Music

Kraftwerk, Tribal Gathering 1997: past, present and future become one


One night in 1997, in the grounds of a country house just off the M1, I watched Kraftwerk, the enigmatic Mensch-Maschine, successfully evolve. Their appearance at the dance music one-dayer Tribal Gathering was the group’s first ever festival set. To be there was to witness Kraftwerk in the context of the black dance music they had inspired and were inspired by.

The performance was a timely reboot for the band. Their last original album – the lacklustre Electric Café – was released in 1986, when early jack, house and techno was leaving Kraftwerk behind. A 1991 remix album, The Mix, also received lukewarm reviews, although it reshaped their older tracks within cleaner, clubbier lines. The Tribal Gathering set was about Kraftwerk acknowledging where their influence properly pulsed – and where its future lay. That night, they were the only act playing live in the main tent. The Detroit stage next door had shut for Kraftwerk’s set, as techno royalty such as Kevin Saunderson and Jeff Mills didn’t want to miss their spiritual forebears. Before the first “eins zwei drei vier” of Numbers, the tent was closed to prevent dangerous overcrowding.

This was the best gig of my life. Back then, I was a curious, slightly square undergraduate who loved Underworld and Leftfield as much as Pulp and Suede. I got to the Trans-Europe tent two hours early, camping out as Two Lone Swordsmen entered the intense final leg of their eight-hour sound-system set (a neat way of the stage being readied for Kraftwerk’s precise specifications).

At first, I felt like a female anomaly among the handful of deeply serious men, some in anoraks, standing stage-front. But by 11pm, the tent was a mass of tight, whooping waves made up of every demographic: I felt accepted in the festival’s mix of glammed-up ravers, trance hedonists and hoodie-wearing ordinary Joes. Then a robotic voice cut through. “Meine Damen und Herren,” it began … Numbers from 1981’s Computer World exploded into life, repeated patterns of melody bending and phasing, rhythms expanding and contracting.

Kraftwerk: live at Tribal Gathering – video

Kraftwerk’s Tribal Gathering set came at a crucial time for dance music in the UK. Three years earlier, rave culture had been targeted by the Conservative government’s criminal justice bill. Now we were 23 days into New Labour’s brave new world, and 30,000-strong legal, overground parties seemed to be the future. The techno-inspired dance acts of Tribal Gathering’s world had also become mainstream concerns.
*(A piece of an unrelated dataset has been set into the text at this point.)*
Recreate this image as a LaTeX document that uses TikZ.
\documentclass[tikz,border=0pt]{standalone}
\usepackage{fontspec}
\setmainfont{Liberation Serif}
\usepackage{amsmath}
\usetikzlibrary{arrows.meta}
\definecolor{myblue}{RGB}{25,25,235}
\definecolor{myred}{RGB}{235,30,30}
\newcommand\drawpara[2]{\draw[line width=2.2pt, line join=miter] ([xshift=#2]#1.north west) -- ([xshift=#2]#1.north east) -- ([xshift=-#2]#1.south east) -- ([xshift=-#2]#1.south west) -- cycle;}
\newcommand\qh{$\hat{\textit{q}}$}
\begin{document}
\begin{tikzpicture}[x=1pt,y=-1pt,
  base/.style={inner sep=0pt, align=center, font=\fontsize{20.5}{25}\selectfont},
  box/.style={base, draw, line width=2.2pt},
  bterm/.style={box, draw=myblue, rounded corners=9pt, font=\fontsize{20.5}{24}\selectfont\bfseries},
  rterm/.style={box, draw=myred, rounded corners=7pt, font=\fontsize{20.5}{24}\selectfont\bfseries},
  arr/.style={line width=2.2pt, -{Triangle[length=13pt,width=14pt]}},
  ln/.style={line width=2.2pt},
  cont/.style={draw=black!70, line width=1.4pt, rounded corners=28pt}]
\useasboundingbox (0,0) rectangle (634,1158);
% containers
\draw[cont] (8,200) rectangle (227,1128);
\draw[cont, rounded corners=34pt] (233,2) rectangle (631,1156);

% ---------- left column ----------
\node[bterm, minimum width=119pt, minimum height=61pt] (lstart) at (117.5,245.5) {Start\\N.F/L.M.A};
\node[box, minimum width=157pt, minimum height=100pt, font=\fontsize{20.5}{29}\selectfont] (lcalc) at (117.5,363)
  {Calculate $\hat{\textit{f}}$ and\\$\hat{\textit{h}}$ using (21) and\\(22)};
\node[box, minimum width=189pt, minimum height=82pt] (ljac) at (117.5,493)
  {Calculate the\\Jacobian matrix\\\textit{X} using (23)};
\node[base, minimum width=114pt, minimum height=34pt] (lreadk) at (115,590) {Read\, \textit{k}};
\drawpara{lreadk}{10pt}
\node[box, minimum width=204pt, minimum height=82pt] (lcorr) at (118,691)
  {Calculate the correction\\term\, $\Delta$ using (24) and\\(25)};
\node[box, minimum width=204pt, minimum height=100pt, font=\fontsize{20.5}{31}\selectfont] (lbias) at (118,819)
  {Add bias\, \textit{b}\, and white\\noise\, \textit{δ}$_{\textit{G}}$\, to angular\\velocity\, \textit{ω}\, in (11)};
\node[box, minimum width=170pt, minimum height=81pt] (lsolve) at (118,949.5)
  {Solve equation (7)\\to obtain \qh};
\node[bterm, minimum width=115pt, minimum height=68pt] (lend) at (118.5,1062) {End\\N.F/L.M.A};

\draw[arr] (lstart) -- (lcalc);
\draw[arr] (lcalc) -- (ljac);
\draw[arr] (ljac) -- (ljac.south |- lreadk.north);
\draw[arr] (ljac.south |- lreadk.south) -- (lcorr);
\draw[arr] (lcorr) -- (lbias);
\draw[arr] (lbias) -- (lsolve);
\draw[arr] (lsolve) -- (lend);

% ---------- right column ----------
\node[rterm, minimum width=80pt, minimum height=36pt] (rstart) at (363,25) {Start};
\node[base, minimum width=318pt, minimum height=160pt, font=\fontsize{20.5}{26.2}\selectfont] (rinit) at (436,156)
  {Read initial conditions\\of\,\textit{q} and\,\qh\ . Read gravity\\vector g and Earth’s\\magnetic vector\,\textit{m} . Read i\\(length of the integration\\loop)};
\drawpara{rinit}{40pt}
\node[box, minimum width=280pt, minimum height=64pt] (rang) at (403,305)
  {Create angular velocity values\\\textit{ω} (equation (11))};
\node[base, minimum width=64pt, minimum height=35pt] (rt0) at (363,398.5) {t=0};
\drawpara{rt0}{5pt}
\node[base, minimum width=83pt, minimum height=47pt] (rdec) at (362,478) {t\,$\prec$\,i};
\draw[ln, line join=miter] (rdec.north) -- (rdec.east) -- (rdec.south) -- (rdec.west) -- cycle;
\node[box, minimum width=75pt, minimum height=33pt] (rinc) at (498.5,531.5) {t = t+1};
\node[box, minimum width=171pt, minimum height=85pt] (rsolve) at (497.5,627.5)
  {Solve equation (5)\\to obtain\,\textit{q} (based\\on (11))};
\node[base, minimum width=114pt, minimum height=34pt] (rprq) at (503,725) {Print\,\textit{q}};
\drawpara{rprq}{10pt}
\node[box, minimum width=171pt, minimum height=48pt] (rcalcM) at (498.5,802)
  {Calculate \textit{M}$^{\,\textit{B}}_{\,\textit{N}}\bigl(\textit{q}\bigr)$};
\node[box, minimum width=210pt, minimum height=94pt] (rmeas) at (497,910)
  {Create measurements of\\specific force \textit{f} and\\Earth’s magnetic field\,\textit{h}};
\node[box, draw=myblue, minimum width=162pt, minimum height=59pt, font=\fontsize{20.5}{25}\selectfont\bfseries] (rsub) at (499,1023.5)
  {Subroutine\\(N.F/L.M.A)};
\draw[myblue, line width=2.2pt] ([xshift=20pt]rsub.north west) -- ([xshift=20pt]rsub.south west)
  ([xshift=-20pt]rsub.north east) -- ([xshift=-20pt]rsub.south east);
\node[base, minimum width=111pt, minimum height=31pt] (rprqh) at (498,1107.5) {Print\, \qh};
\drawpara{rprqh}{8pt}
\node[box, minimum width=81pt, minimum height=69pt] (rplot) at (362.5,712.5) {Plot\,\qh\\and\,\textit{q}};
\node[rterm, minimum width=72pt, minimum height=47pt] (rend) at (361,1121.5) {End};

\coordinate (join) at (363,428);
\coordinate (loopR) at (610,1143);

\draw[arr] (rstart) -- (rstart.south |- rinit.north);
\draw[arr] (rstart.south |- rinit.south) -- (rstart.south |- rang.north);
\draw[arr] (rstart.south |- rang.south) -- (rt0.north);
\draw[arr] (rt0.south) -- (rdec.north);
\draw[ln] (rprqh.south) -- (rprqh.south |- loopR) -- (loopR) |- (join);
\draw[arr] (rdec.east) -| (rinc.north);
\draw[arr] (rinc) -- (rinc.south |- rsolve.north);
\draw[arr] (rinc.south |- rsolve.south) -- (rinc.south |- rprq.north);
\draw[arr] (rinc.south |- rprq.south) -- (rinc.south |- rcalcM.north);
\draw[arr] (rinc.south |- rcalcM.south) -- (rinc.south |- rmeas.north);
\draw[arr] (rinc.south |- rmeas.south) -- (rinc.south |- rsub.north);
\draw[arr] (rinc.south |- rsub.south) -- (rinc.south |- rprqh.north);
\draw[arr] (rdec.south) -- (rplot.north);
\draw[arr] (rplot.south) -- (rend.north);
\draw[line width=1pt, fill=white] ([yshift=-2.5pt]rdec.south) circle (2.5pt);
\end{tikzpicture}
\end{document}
The Chemical Brothers had two No 1s after headlining in 1996. Orbital, returnees to Luton in 1997, had two Top 5 hits earlier in the year. I would see their exhilarating set at the Planet Earth tent just after Kraftwerk, before experiencing the visceral rush of a French duo called Daft Punk who had recently released their debut album.

The gig was 23 years ago, so my precise memories are sketchy, but I still remember feeling an overwhelming sense of awe throughout the 90-minute Kraftwerk set. (I should add that I was skint and largely sober, only able to afford a few beers at the end of a university year.) To be in the presence of Ralf Hütter and Florian Schneider felt miraculous in 1997: their last album had been 1991’s The Mix, after all, and they had never played in such a setting. I remember the crowd as a warm-hearted embrace, unlike the laddish atmospheres I was used to at indie gigs. I remember hit after hit, and the perfect, metronomic beauty of the music slotting us together, up and down, on their soundwaves.

I recently found footage of the set on YouTube, which filled in the details. They frontloaded their set with tracks from Computer World: given the direct impact this record had on hip-hop and the early metallic hisses of techno, this was perhaps unsurprising. I had a vague memory of a total banger near the end, which I discovered with a thrill is a track they’ve barely played since, and never released. There were gentler moments, too: Radioactivity disseminating its air of beguiling yet menacing mystery, Tour de France slowly unfurling like a Schubert minuet. I love how the crowd screams, then claps along, when Autobahn begins, sweetly and naively. The wonder Kraftwerk impart about the possibilities of technology feels shared in that moment.

Before Tribal Gathering, Kraftwerk played theatres and tribute shows. After it, they became festival fixtures. It felt precious to be there at that pivotal moment, at both a peculiar homecoming and an annunciation.